Dame Dibaba fugiu da perseguição política na Etiópia a correr. Atravessou África a caminhar, o Mediterrâneo de barco, a Europa como calhou. Foi para a Inglaterra. Correr é o que assegura alguma normalidade a uma vida sem registos.
Corpo do artigo
"O milho estava alto e eu não conseguia ver o guarda, pelo que decidi que ele também não me conseguia ver. Baixei-me e corri devagar, até ao fim do campo. Conseguia ouvi-los gritar mas olhei sempre em frente e continuei a correr".
Sim, esta história é aquilo que parece. É a de Dame Dibaba, um etíope que (sobre)vive num subúrbio londrino, onde chegou ao cabo de uma aventura que começou por ser corrida para se transformar na mais dura das viagens. Na sua cidade de Ambo, era perseguido por questões políticas com que não tinha nada a ver, só porque é da etnia Oromo, a maior do país (35% da população), mas também a mais reprimida. Foi preso, libertado, perseguido e de novo preso. Até que, num saída para trabalho no campo, iludiu os carrascos fazendo-se de vento a varrer o milho, numa corrida desenfreada que será, provavelmente, recordista, tivesse sido medida.
Correu, correu, correu. Depois caminhou. Dormiu em beiras de estradas ou arrecadações, trabalhou para comer e avançou, sempre, pelo triste caminho da migração clandestina.
A história de Dibaba é contada pelo jornal britânico "The Guardian", que deu por ele na meta de uma brincadeira suburbana de 5 K, a Beckenham Park Run. E deu por ele porque, do nada, arrecadou o recorde da prova: 15 minutos e 58 segundos, numa prova nada habituada a elites.
Mas que elite? Dibaba vive, diz ele, como um "fantasma". A aguardar um qualquer estatuto, é quase pária, não fosse a história colocá-lo, em bebé, numa aldeia de Ambo, a escassos quilómetros da co-capital (com Nairobi) da elite mundial do atletismo, Adis Abeba, num país onde os Oromos são mortos por dizerem a sua opinião (mais de 700 em 2016). Não tem vida, nem tem direito à habitação, nem a trabalhar. Mas tem sorte.

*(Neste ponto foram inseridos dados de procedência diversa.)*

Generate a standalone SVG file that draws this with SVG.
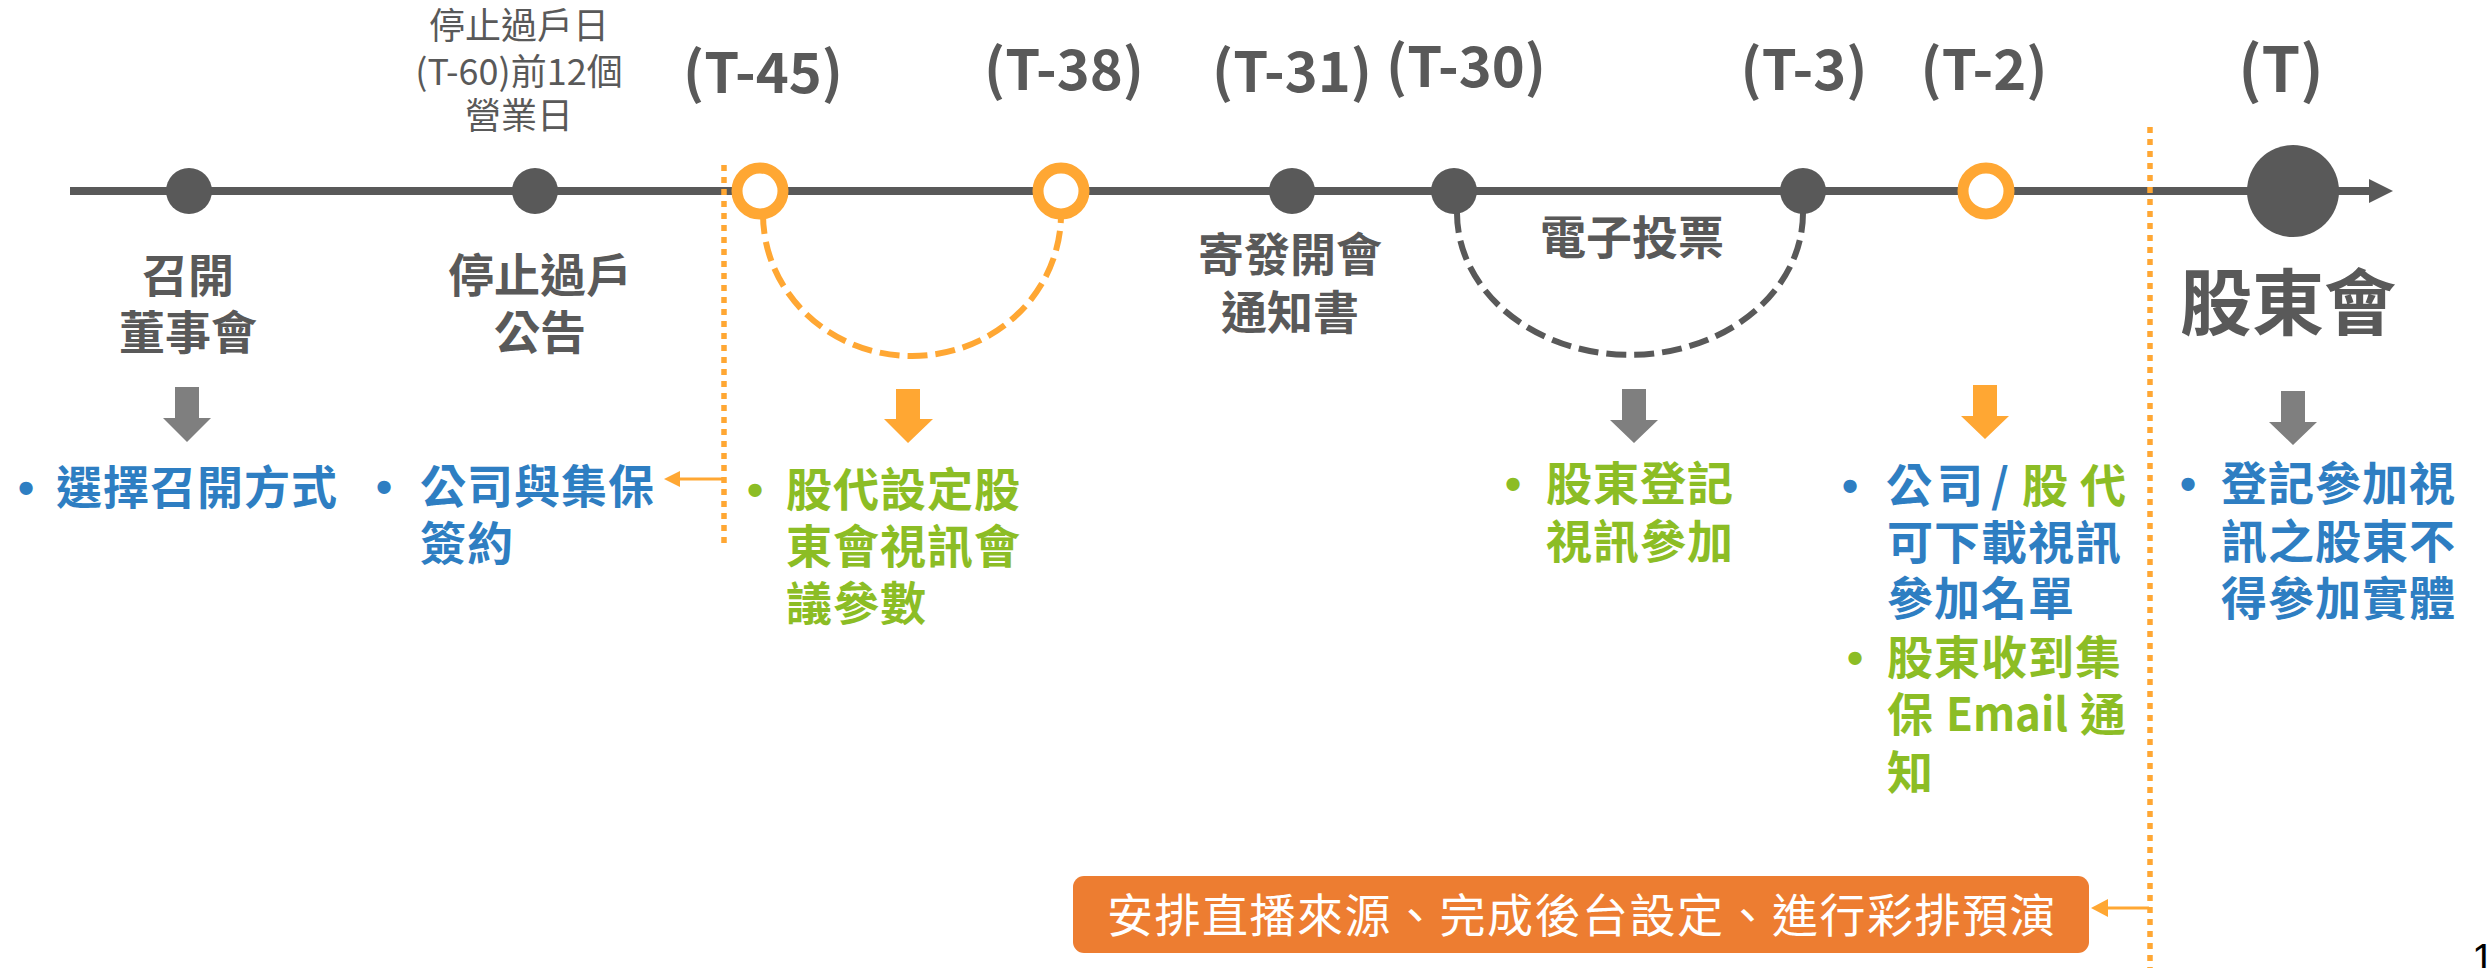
<svg xmlns="http://www.w3.org/2000/svg" width="2488" height="968" viewBox="0 0 2488 968">
<style>
text{font-family:"Noto Sans CJK TC","Noto Sans CJK SC",sans-serif}
.lbl{fill:#595959;font-size:46px;font-weight:700;text-anchor:middle}
.tk{fill:#595959;font-size:56px;font-weight:700;text-anchor:middle}
.top{fill:#595959;font-size:36px;font-weight:400;text-anchor:middle}
.li{font-size:46px;font-weight:700;letter-spacing:1px}
.bul{font-family:"Liberation Sans",Arial,sans-serif;font-size:46px;font-weight:700}
.blue{fill:#2E7EC2}
.green{fill:#8CBD25}
.dot{fill:#595959}
.ring{fill:#FFFFFF;stroke:#FFA733;stroke-width:11}
.darr{fill:#7F7F7F}
.oarr{fill:#FFA733}
.arcO{fill:none;stroke:#FFA733;stroke-width:6;stroke-dasharray:20 8}
.arcG{fill:none;stroke:#595959;stroke-width:6;stroke-dasharray:20 8}
.vdot{fill:none;stroke:#FFA733;stroke-width:5.5;stroke-dasharray:6 6}
.sarr{fill:none;stroke:#FFA733;stroke-width:3}
</style>
<rect width="2488" height="968" fill="#FFFFFF"/>

<g id="axis">
<line x1="70" y1="191" x2="2372" y2="191" stroke="#595959" stroke-width="8"/>
<polygon points="2369,179 2393,191 2369,203" fill="#595959"/>
</g>

<g id="connectors">
<path class="arcO" d="M763 214 A149 142 0 0 0 1061 214"/>
<path class="arcG" d="M1457 213 A173 142 0 0 0 1803 213"/>
<line class="vdot" x1="724" y1="165" x2="724" y2="543"/>
<line class="vdot" x1="2150" y1="127" x2="2150" y2="968"/>
<line class="sarr" x1="722" y1="479" x2="676" y2="479"/>
<polygon class="oarr" points="664,479 680,471 680,487"/>
<line class="sarr" x1="2149" y1="908" x2="2104" y2="908"/>
<polygon class="oarr" points="2091,908 2108,899 2108,917"/>
<polygon class="darr" points="175,387 199,387 199,418 211,418 187,442 163,418 175,418"/>
<polygon class="oarr" points="896,389 920,389 920,419 933,419 908,443 884,419 896,419"/>
<polygon class="darr" points="1622,389 1646,389 1646,420 1658,420 1634,443 1610,420 1622,420"/>
<polygon class="oarr" points="1973,385 1997,385 1997,416 2009,416 1985,439 1961,416 1973,416"/>
<polygon class="darr" points="2281,391 2305,391 2305,422 2317,422 2293,445 2269,422 2281,422"/>
</g>

<g id="node-board">
<circle class="dot" cx="189" cy="191" r="23"/>
<text class="lbl" x="188" y="292">召開</text>
<text class="lbl" x="188" y="349">董事會</text>
<text class="bul blue" x="18" y="504">•</text>
<text class="li blue" x="56" y="504">選擇召開方式</text>
</g>

<g id="node-book-close">
<circle class="dot" cx="535" cy="191" r="23"/>
<text class="top" x="519" y="39">停止過戶日</text>
<text class="top" x="519" y="85">(T-60)前12個</text>
<text class="top" x="519" y="129">營業日</text>
<text class="lbl" x="540" y="292">停止過戶</text>
<text class="lbl" x="540" y="349">公告</text>
<text class="bul blue" x="376" y="503">•</text>
<text class="li blue" x="420" y="503">公司與集保</text>
<text class="li blue" x="420" y="560">簽約</text>
</g>

<g id="node-t45">
<circle class="ring" cx="760" cy="191" r="23"/>
<text class="tk" x="763" y="93">(T-45)</text>
<text class="bul green" x="747" y="506">•</text>
<text class="li green" x="786" y="506">股代設定股</text>
<text class="li green" x="786" y="563">東會視訊會</text>
<text class="li green" x="786" y="620">議參數</text>
</g>

<g id="node-t38">
<circle class="ring" cx="1061" cy="191" r="23"/>
<text class="tk" x="1064" y="90">(T-38)</text>
</g>

<g id="node-t31">
<circle class="dot" cx="1292" cy="191" r="23"/>
<text class="tk" x="1292" y="92">(T-31)</text>
<text class="lbl" x="1290" y="271">寄發開會</text>
<text class="lbl" x="1290" y="329">通知書</text>
</g>

<g id="node-t30">
<circle class="dot" cx="1454" cy="191" r="23"/>
<text class="tk" x="1466" y="87">(T-30)</text>
<text class="lbl" x="1632" y="254">電子投票</text>
<text class="bul green" x="1505" y="500">•</text>
<text class="li green" x="1546" y="500">股東登記</text>
<text class="li green" x="1546" y="558">視訊參加</text>
</g>

<g id="node-t3">
<circle class="dot" cx="1803" cy="191" r="23"/>
<text class="tk" x="1804" y="90">(T-3)</text>
</g>

<g id="node-t2">
<circle class="ring" cx="1986" cy="191" r="23"/>
<text class="tk" x="1984" y="90">(T-2)</text>
<text class="bul blue" x="1842" y="502">•</text>
<text class="li blue" y="502"><tspan x="1886">公</tspan><tspan x="1937">司</tspan><tspan x="1991">/</tspan><tspan class="green" x="2022">股</tspan><tspan class="green" x="2080">代</tspan></text>
<text class="li blue" x="1887" y="559">可下載視訊</text>
<text class="li blue" x="1887" y="615">參加名單</text>
<text class="bul green" x="1847" y="674">•</text>
<text class="li green" x="1887" y="674">股東收到集</text>
<text class="li green" x="1887" y="731">保</text>
<text class="li green" x="1946" y="731" textLength="122" lengthAdjust="spacingAndGlyphs" style="letter-spacing:0">Email</text>
<text class="li green" x="2080" y="731">通</text>
<text class="li green" x="1887" y="789">知</text>
</g>

<g id="node-t">
<circle class="dot" cx="2293" cy="191" r="46"/>
<text class="tk" x="2281" y="92" style="font-size:62px">(T)</text>
<text class="lbl" x="2288" y="329" style="font-size:72px">股東會</text>
<text class="bul blue" x="2180" y="500">•</text>
<text class="li blue" x="2221" y="500">登記參加視</text>
<text class="li blue" x="2221" y="558">訊之股東不</text>
<text class="li blue" x="2221" y="615">得參加實體</text>
</g>

<g id="node-rehearsal">
<rect x="1073" y="876" width="1016" height="77" rx="11" fill="#ED7D31"/>
<text x="1582" y="932" style="fill:#FFFFFF;font-size:46px;text-anchor:middle;letter-spacing:1.5px">安排直播來源、完成後台設定、進行彩排預演</text>
</g>

<text x="2472" y="972" style="font-family:'Liberation Sans',Arial,sans-serif;font-size:40px;fill:#000000">1</text>
</svg>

Da Etiópia atravessou para o Sudão, daí para a Líbia, o Mediterrâneo, Itália, França até lá acima, até à tristemente famosa "Selva de Calais". Diz que nem tudo é o inferno é que alguns passadores são boas pessoas, prontas a ajudar. Conta de uma viagem quase esmagado num porão, entre vómitos de pessoas e de máquinas, durante 19 horas. Conta de dias repetidos de tentativas de fugas por cima das cercas do norte francês, atrás de um esconderijo num camião a caminho do sonho britânico. Tem sorte, Dibaba, até nisto.
Neste vai não vai, foi apanhado pelas câmaras da BBC e acabou no documentário "Êxodo: a nossa viagem continua". E foi acolhido por uma família de Lewisham. Vive com eles há um ano, de caridade. E não se queixa do atraso das legalizações, nem do sistema de imigração. Recebeu três prendas: uma inscrição nos treinos de corrida no parque local, aos sábados à noite, outra no clube de atletismo de Kent (Kent AC) e um par de sapatilhas. Em Junho, começou a correr. Diz quem o viu que é "impressionante".
A integração pela corrida
"É muito cedo para dizer se pode melhorar e chegar ao topo, mas está a fazer enormes progressos. Consigo imaginá-lo a brilhar na distância de 10 K e no corta-mato", contou o treinador do clube ao jornal. E a verdade é que já é lebre dos veteranos nos treinos longos de domingo. Porque descobriu que correr é o que preenche o vazio da espera. Sem objetivos de liderança, apenas porque sim, enquanto vai aprendendo algum inglês.
"Quando corro, tento esquecer todos os problemas até chegar à meta. Se as memórias e a tristeza vierem à cabeça, as minhas pernas vão falhar e a minha velocidade vai baixar".
Correr, ensina-nos Dibaba, pode ser um elemento agregador. É o líder da equipa no que toca a alguns desempenhos e recebe dos outros o sentimento de pertença a um país nas antípodas do dele. "Todas estás boas pessoas estão a ajudar-me, mesmo quando parece extremamente difícil encontrar um destino para a minha vida".